L’organisation Internationale Crisis Group (ICG) a publié un rapport intitulé : « La Tunisie de Saïed : privilégier le dialogue et redresser l’économie ». Les analystes de ce rapport font savoir que « pour l’heure, l’effet positif des mesures présidentielles sur l’économie reste très limité. La seule exception porte sur l’accroissement significatif de la production du phosphate ». L’Organisation estime nécessaire de trouver des solutions inclusives et négociées afin d’éviter le pire. « A défaut d’un accord avec le FMI en 2022, le pays risque de ne pas pouvoir honorer sa dette extérieure », indique Crisis Group.

« La mise en place d’un dialogue national et l’accroissement de la marge de manœuvre économique du gouvernement Bouden sont essentiels. Parallèlement, le Président devrait revoir le décret 117 du 22 septembre 2021 relatif aux mesures exceptionnelles. Il devrait laisser suffisamment de latitude à la Première ministre pour qu’elle nomme les ministres et définisse les orientations économiques. Ceci faciliterait les négociations avec le FMI, dont le succès semble indispensable pour éviter un défaut de paiement à moyen terme », souligne le rapport.

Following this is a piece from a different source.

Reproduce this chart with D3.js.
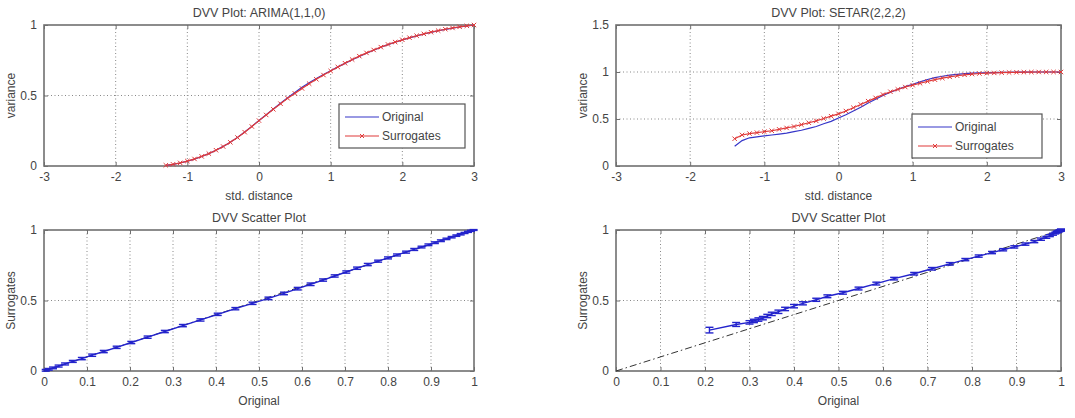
<!DOCTYPE html>
<html lang="en">
<head>
<meta charset="UTF-8"/>
<script src="https://d3js.org/d3.v7.min.js"></script>
<style>
body { margin: 0; background: #fff; }
svg { display: block; }
text { font-family: 'Liberation Sans', Arial, sans-serif; font-size: 12px; fill: #444; }
.frame { fill: none; stroke: #707070; stroke-width: 1.6; }
.grid line { stroke: #888; stroke-width: 1; stroke-dasharray: 1,2.5; }
.tick line { stroke: #707070; stroke-width: 1; }
.orig { fill: none; stroke: #3535c8; stroke-width: 1.2; }
.surr { fill: none; stroke: #e03a3a; stroke-width: 1.2; }
.mark { stroke: #e03a3a; stroke-width: 1; }
.err { stroke: #2323cc; stroke-width: 1.4; fill: none; }
.diag { stroke: #333; stroke-width: 1; stroke-dasharray: 7,3,1.5,3; fill: none; }
.legend rect { fill: #fff; stroke: #555; stroke-width: 1.2; }
</style>
</head>
<body>
<svg id="chart" width="1075" height="418"></svg>
<script>
// std. distance grid for the two DVV plots
const arimaDist = [-1.3,-1.2,-1.1,-1.0,-0.9,-0.8,-0.7,-0.6,-0.5,-0.4,-0.3,-0.2,-0.1,0.0,0.1,0.2,0.3,0.4,0.5,0.6,0.7,0.8,0.9,1.0,1.1,1.2,1.3,1.4,1.5,1.6,1.7,1.8,1.9,2.0,2.1,2.2,2.3,2.4,2.5,2.6,2.7,2.8,2.9,3.0];
const arimaOrig = [0.004,0.011,0.021,0.034,0.049,0.067,0.088,0.112,0.139,0.169,0.203,0.241,0.281,0.323,0.364,0.404,0.445,0.485,0.522,0.558,0.59,0.62,0.649,0.676,0.703,0.728,0.753,0.777,0.8,0.821,0.842,0.861,0.878,0.894,0.909,0.923,0.936,0.948,0.959,0.969,0.978,0.986,0.993,0.999];
const arimaSurr = [0.005,0.012,0.022,0.035,0.05,0.068,0.088,0.112,0.138,0.168,0.202,0.24,0.28,0.322,0.362,0.402,0.442,0.48,0.515,0.55,0.584,0.615,0.645,0.674,0.702,0.729,0.755,0.779,0.802,0.823,0.843,0.862,0.879,0.895,0.91,0.924,0.937,0.949,0.96,0.97,0.979,0.987,0.994,1.0];
const arimaErr  = [0.006,0.006,0.006,0.007,0.007,0.007,0.008,0.008,0.008,0.008,0.008,0.008,0.008,0.008,0.008,0.008,0.008,0.008,0.009,0.009,0.009,0.009,0.008,0.008,0.008,0.008,0.008,0.007,0.007,0.007,0.007,0.007,0.006,0.006,0.006,0.006,0.005,0.005,0.005,0.005,0.004,0.004,0.004,0.003];

const setarDist = [-1.4,-1.3,-1.2,-1.1,-1.0,-0.9,-0.8,-0.7,-0.6,-0.5,-0.4,-0.3,-0.2,-0.1,0.0,0.1,0.2,0.3,0.4,0.5,0.6,0.7,0.8,0.9,1.0,1.1,1.2,1.3,1.4,1.5,1.6,1.7,1.8,1.9,2.0,2.1,2.2,2.3,2.4,2.5,2.6,2.7,2.8,2.9,3.0];
const setarOrig = [0.21,0.27,0.3,0.31,0.32,0.33,0.34,0.35,0.365,0.38,0.4,0.42,0.45,0.475,0.51,0.545,0.585,0.625,0.67,0.71,0.75,0.785,0.815,0.845,0.87,0.895,0.92,0.94,0.955,0.967,0.975,0.982,0.987,0.99,0.992,0.994,0.996,0.997,0.998,0.999,1.0,1.0,1.0,1.0,1.0];
const setarSurr = [0.29,0.33,0.345,0.355,0.365,0.375,0.39,0.405,0.42,0.44,0.46,0.48,0.505,0.53,0.555,0.585,0.62,0.655,0.69,0.725,0.76,0.79,0.815,0.84,0.86,0.88,0.9,0.918,0.935,0.948,0.96,0.97,0.978,0.984,0.988,0.99,0.993,0.995,0.997,0.998,0.999,1.0,1.0,1.0,1.0];
const setarErr  = [0.02,0.014,0.012,0.012,0.012,0.012,0.012,0.012,0.012,0.012,0.012,0.011,0.011,0.01,0.01,0.01,0.01,0.009,0.009,0.009,0.009,0.008,0.008,0.008,0.008,0.008,0.008,0.008,0.008,0.007,0.007,0.007,0.006,0.006,0.006,0.006,0.005,0.005,0.005,0.005,0.004,0.004,0.004,0.004,0.004];

const distTicks = [-3,-2,-1,0,1,2,3];
const arimaVarTicks = [0, 0.5, 1];
const setarVarTicks = [0, 0.5, 1, 1.5];
const scatterXTicks = [0,0.1,0.2,0.3,0.4,0.5,0.6,0.7,0.8,0.9,1];
const scatterYTicks = [0, 0.5, 1];
const legendNames = ['Original', 'Surrogates'];

const svg = d3.select('#chart');
const fmt = d => String(+d.toFixed(2));

function axesBox(box, xDomain, yDomain, xTicks, yTicks, title, xLabel, yLabel) {
  const x = d3.scaleLinear().domain(xDomain).range([box.left, box.right]);
  const y = d3.scaleLinear().domain(yDomain).range([box.bottom, box.top]);
  const g = svg.append('g');

  // dotted grid at interior ticks
  const grid = g.append('g').attr('class', 'grid');
  grid.selectAll('.gx').data(xTicks.filter(t => t !== xDomain[0] && t !== xDomain[1]))
    .join('line').attr('x1', d => x(d)).attr('x2', d => x(d))
    .attr('y1', box.top).attr('y2', box.bottom);
  grid.selectAll('.gy').data(yTicks.filter(t => t !== yDomain[0] && t !== yDomain[1]))
    .join('line').attr('y1', d => y(d)).attr('y2', d => y(d))
    .attr('x1', box.left).attr('x2', box.right);

  // axes, matlab style: inward ticks on all four sides
  const h = box.bottom - box.top, w = box.right - box.left;
  g.append('g').attr('transform', `translate(0,${box.bottom})`)
    .call(d3.axisBottom(x).tickValues(xTicks).tickSize(-4).tickPadding(6).tickFormat(fmt));
  g.append('g').attr('transform', `translate(0,${box.top})`)
    .call(d3.axisTop(x).tickValues(xTicks).tickSize(-4).tickFormat(''));
  g.append('g').attr('transform', `translate(${box.left},0)`)
    .call(d3.axisLeft(y).tickValues(yTicks).tickSize(-4).tickPadding(7).tickFormat(fmt));
  g.append('g').attr('transform', `translate(${box.right},0)`)
    .call(d3.axisRight(y).tickValues(yTicks).tickSize(-4).tickFormat(''));
  g.selectAll('.domain').remove();
  g.selectAll('.tick text').style('font-size', '12px').attr('fill', '#444')
    .style('font-family', "'Liberation Sans', Arial, sans-serif");

  g.append('rect').attr('class', 'frame')
    .attr('x', box.left).attr('y', box.top).attr('width', w).attr('height', h);

  g.append('text').attr('x', (box.left + box.right) / 2).attr('y', box.top - 8)
    .attr('text-anchor', 'middle').style('font-size', '12.5px').text(title);
  g.append('text').attr('x', (box.left + box.right) / 2).attr('y', box.bottom + 34)
    .attr('text-anchor', 'middle').text(xLabel);
  g.append('text')
    .attr('transform', `translate(${box.left - 29},${(box.top + box.bottom) / 2}) rotate(-90)`)
    .attr('text-anchor', 'middle').text(yLabel);
  return { g, x, y };
}

function dvvPanel(box, dist, orig, surr, yDomain, yTicks, title, legendBox) {
  const { g, x, y } = axesBox(box, [-3, 3], yDomain, distTicks, yTicks, title, 'std. distance', 'variance');
  const line = d3.line().x(d => x(d[0])).y(d => y(d[1]));
  g.append('path').attr('class', 'orig').attr('d', line(d3.zip(dist, orig)));
  g.append('path').attr('class', 'surr').attr('d', line(d3.zip(dist, surr)));
  const m = g.append('g');
  d3.zip(dist, surr).forEach(p => {
    const cx = x(p[0]), cy = y(p[1]), s = 2.2;
    m.append('line').attr('class', 'mark').attr('x1', cx - s).attr('x2', cx + s).attr('y1', cy - s).attr('y2', cy + s);
    m.append('line').attr('class', 'mark').attr('x1', cx - s).attr('x2', cx + s).attr('y1', cy + s).attr('y2', cy - s);
  });

  // legend
  const lg = g.append('g').attr('class', 'legend').attr('transform', `translate(${legendBox.x},${legendBox.y})`);
  lg.append('rect').attr('width', legendBox.w).attr('height', 44);
  legendNames.forEach((name, i) => {
    const ly = 13 + i * 19;
    lg.append('line').attr('class', i === 0 ? 'orig' : 'surr').attr('x1', 6).attr('x2', 40).attr('y1', ly).attr('y2', ly);
    if (i === 1) {
      lg.append('line').attr('class', 'mark').attr('x1', 21).attr('x2', 25).attr('y1', ly - 2).attr('y2', ly + 2);
      lg.append('line').attr('class', 'mark').attr('x1', 21).attr('x2', 25).attr('y1', ly + 2).attr('y2', ly - 2);
    }
    lg.append('text').attr('x', 43).attr('y', ly + 4).text(name);
  });
}

function scatterPanel(box, orig, surr, err) {
  const { g, x, y } = axesBox(box, [0, 1], [0, 1], scatterXTicks, scatterYTicks, 'DVV Scatter Plot', 'Original', 'Surrogates');
  g.append('path').attr('class', 'diag')
    .attr('d', d3.line().x(d => x(d)).y(d => y(d))([0, 1]));
  const pts = d3.zip(orig, surr, err);
  g.append('path').attr('class', 'err').attr('d', d3.line().x(d => x(d[0])).y(d => y(d[1]))(pts));
  const eb = g.append('g');
  pts.forEach(p => {
    const cx = x(p[0]), y0 = y(p[1] - p[2]), y1 = y(p[1] + p[2]), c = 4;
    eb.append('line').attr('class', 'err').attr('x1', cx).attr('x2', cx).attr('y1', y0).attr('y2', y1);
    eb.append('line').attr('class', 'err').attr('x1', cx - c).attr('x2', cx + c).attr('y1', y0).attr('y2', y0);
    eb.append('line').attr('class', 'err').attr('x1', cx - c).attr('x2', cx + c).attr('y1', y1).attr('y2', y1);
  });
}

const boxTL = { left: 44, right: 474, top: 25, bottom: 166 };
const boxTR = { left: 616, right: 1061, top: 25, bottom: 166 };
const boxBL = { left: 44, right: 474, top: 230, bottom: 371 };
const boxBR = { left: 616, right: 1061, top: 230, bottom: 371 };

dvvPanel(boxTL, arimaDist, arimaOrig, arimaSurr, [0, 1], arimaVarTicks, 'DVV Plot: ARIMA(1,1,0)', { x: 339, y: 104, w: 126 });
dvvPanel(boxTR, setarDist, setarOrig, setarSurr, [0, 1.5], setarVarTicks, 'DVV Plot: SETAR(2,2,2)', { x: 912, y: 114, w: 130 });
scatterPanel(boxBL, arimaOrig, arimaSurr, arimaErr);
scatterPanel(boxBR, setarOrig, setarSurr, setarErr);
</script>
</body>
</html>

L’ONG recommande l’élargissement des prérogatives économiques du gouvernement Bouden et le retour à un ordre constitutionnel négocié à l’issue d’un dialogue national : « La Présidence de la République Tunisienne est appelée à organiser un dialogue national avec les organisations politiques, syndicales et associatives qui faciliterait la ratification d’un plan de réformes économiques réalistes que ces dernières s’engageraient à faire respecter  afin de répondre aux exigences du Fonds Monétaire International (FMI) ».

 

Une conférence internationale sur la Tunisie

Crisis Group estime que l’UE pourrait aborder la question d’une meilleure intégration de la Tunisie dans l’espace économique européen et euro-méditerranéen, et promouvoir l’idée d’une conférence internationale sur la Tunisie réunissant les pays du G7. L’objectif est de débattre de la conversion des dettes bilatérales en projets de développement.

« Les partenaires internationaux devraient plutôt offrir des perspectives économiques encourageantes, qu’ils pourront concrétiser si le chef de l’Etat révise sa feuille de route politique et y inclut le retour à un ordre constitutionnel négocié avec les principaux acteurs politiques, syndicaux et associatifs à l’issue d’un dialogue national », indique le rapport.

L’Organisation recommande, également, de laisser le gouvernement Bouden négocier avec le FMI en tant que responsable de la politique économique de l’Etat et non en tant que supplétif du chef de l’Etat.

 

Dette extérieure : 2,85 milliards à rembourser en 2024

 

La même source précise que le pays risque de ne pas être en mesure d’honorer sa dette extérieure d’ici une année et demie : « Alors que le PIB s’est contracté de 9,2% en 2020 et que la croissance n’a pas dépassé les 3% en 2021, le montant des échéances de remboursement de la dette extérieure s’est accru. Il avoisine les 1,8 milliard en 2022, 2,25 milliards en 2023 et 2,85 milliards en 2024 ».

Par ailleurs, Crisis Group prévoit que la facture des importations tunisiennes pourrait s’alourdir d’environ 1,5 milliard de dollars en 2022. À moyen terme, la Tunisie pourrait être contrainte de restructurer sa dette publique en passant par les fourches caudines du Club de Paris, ou de déclarer le défaut de paiement.

 

500 millions de dollars gelés par « Millenium Challenge Corporation »

Entre autres, le rapport fait savoir que le montant de la coopération américaine a été réduit, et des pressions auraient déjà été exercées sur des pays du Golfe pour qu’ils se gardent d’appuyer financièrement la Tunisie de Saïed.

« D’après plusieurs membres d’ONG américaines, les subventions d’un montant de près de 500 millions de dollars octroyées en juin 2021 par l’Agence gouvernementale américaine Millenium Challenge Corporation seraient gelées jusqu’à ce qu’un « Parlement légitime » ratifie le lancement du programme de coopération, et ce, deux ans avant la signature du protocole d’accord, soit en juin 2023 », relève le rapport.